Every line below should be repeated exactly.
** START **
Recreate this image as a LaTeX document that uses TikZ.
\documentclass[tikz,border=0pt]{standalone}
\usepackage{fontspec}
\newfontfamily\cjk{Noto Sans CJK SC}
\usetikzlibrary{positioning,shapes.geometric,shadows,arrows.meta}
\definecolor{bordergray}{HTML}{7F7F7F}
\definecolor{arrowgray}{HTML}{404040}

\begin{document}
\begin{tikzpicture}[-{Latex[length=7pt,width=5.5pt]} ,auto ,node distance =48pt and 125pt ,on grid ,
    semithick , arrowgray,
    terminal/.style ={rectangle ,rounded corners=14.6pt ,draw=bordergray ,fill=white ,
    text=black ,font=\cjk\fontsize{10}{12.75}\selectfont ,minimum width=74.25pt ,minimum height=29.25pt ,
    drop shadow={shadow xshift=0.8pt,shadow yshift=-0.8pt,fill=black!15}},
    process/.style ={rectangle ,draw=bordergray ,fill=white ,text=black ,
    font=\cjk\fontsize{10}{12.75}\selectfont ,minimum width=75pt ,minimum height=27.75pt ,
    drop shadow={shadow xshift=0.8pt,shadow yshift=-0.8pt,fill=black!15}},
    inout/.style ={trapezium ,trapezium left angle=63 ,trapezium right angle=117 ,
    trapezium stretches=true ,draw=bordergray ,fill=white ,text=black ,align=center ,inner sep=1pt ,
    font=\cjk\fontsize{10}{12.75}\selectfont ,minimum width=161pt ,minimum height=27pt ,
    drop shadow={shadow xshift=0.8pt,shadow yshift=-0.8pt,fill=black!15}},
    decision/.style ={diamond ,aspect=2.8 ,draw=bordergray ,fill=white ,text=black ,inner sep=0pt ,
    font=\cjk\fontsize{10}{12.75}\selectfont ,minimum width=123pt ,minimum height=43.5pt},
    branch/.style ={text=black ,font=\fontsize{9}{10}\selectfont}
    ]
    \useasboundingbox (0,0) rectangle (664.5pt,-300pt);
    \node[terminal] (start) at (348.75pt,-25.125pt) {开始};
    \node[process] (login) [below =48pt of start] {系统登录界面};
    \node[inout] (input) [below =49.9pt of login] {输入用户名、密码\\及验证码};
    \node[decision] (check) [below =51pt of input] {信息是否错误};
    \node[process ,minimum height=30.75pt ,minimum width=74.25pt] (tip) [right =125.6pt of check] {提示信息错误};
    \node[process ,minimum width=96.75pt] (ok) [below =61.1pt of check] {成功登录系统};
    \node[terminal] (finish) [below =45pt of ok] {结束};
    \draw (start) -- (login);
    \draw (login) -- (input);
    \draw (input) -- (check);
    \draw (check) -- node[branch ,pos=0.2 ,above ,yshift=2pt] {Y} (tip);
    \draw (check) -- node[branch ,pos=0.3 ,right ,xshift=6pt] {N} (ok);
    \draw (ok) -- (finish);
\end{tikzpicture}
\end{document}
** END **
- **RESPONSE TO THIS EXERCISE**
Recreate this image as a LaTeX document that uses TikZ.
\documentclass[tikz,border=0pt]{standalone}
\usepackage{fontspec}
\newfontfamily\cjk{Noto Sans CJK SC}
\usetikzlibrary{positioning,shapes.geometric,shadows,arrows.meta}
\definecolor{bordergray}{HTML}{7F7F7F}
\definecolor{arrowgray}{HTML}{404040}

\begin{document}
\begin{tikzpicture}[-{Latex[length=7pt,width=5.5pt]} ,auto ,node distance =48pt and 125pt ,on grid ,
    semithick , arrowgray,
    terminal/.style ={rectangle ,rounded corners=14.6pt ,draw=bordergray ,fill=white ,
    text=black ,font=\cjk\fontsize{10}{12.75}\selectfont ,minimum width=74.25pt ,minimum height=29.25pt ,
    drop shadow={shadow xshift=0.8pt,shadow yshift=-0.8pt,fill=black!15}},
    process/.style ={rectangle ,draw=bordergray ,fill=white ,text=black ,
    font=\cjk\fontsize{10}{12.75}\selectfont ,minimum width=75pt ,minimum height=27.75pt ,
    drop shadow={shadow xshift=0.8pt,shadow yshift=-0.8pt,fill=black!15}},
    inout/.style ={trapezium ,trapezium left angle=63 ,trapezium right angle=117 ,
    trapezium stretches=true ,draw=bordergray ,fill=white ,text=black ,align=center ,inner sep=1pt ,
    font=\cjk\fontsize{10}{12.75}\selectfont ,minimum width=161pt ,minimum height=27pt ,
    drop shadow={shadow xshift=0.8pt,shadow yshift=-0.8pt,fill=black!15}},
    decision/.style ={diamond ,aspect=2.8 ,draw=bordergray ,fill=white ,text=black ,inner sep=0pt ,
    font=\cjk\fontsize{10}{12.75}\selectfont ,minimum width=123pt ,minimum height=43.5pt},
    branch/.style ={text=black ,font=\fontsize{9}{10}\selectfont}
    ]
    \useasboundingbox (0,0) rectangle (664.5pt,-300pt);
    \node[terminal] (start) at (348.75pt,-25.125pt) {开始};
    \node[process] (login) [below =48pt of start] {系统登录界面};
    \node[inout] (input) [below =49.9pt of login] {输入用户名、密码\\及验证码};
    \node[decision] (check) [below =51pt of input] {信息是否错误};
    \node[process ,minimum height=30.75pt ,minimum width=74.25pt] (tip) [right =125.6pt of check] {提示信息错误};
    \node[process ,minimum width=96.75pt] (ok) [below =61.1pt of check] {成功登录系统};
    \node[terminal] (finish) [below =45pt of ok] {结束};
    \draw (start) -- (login);
    \draw (login) -- (input);
    \draw (input) -- (check);
    \draw (check) -- node[branch ,pos=0.2 ,above ,yshift=2pt] {Y} (tip);
    \draw (check) -- node[branch ,pos=0.3 ,right ,xshift=6pt] {N} (ok);
    \draw (ok) -- (finish);
\end{tikzpicture}
\end{document}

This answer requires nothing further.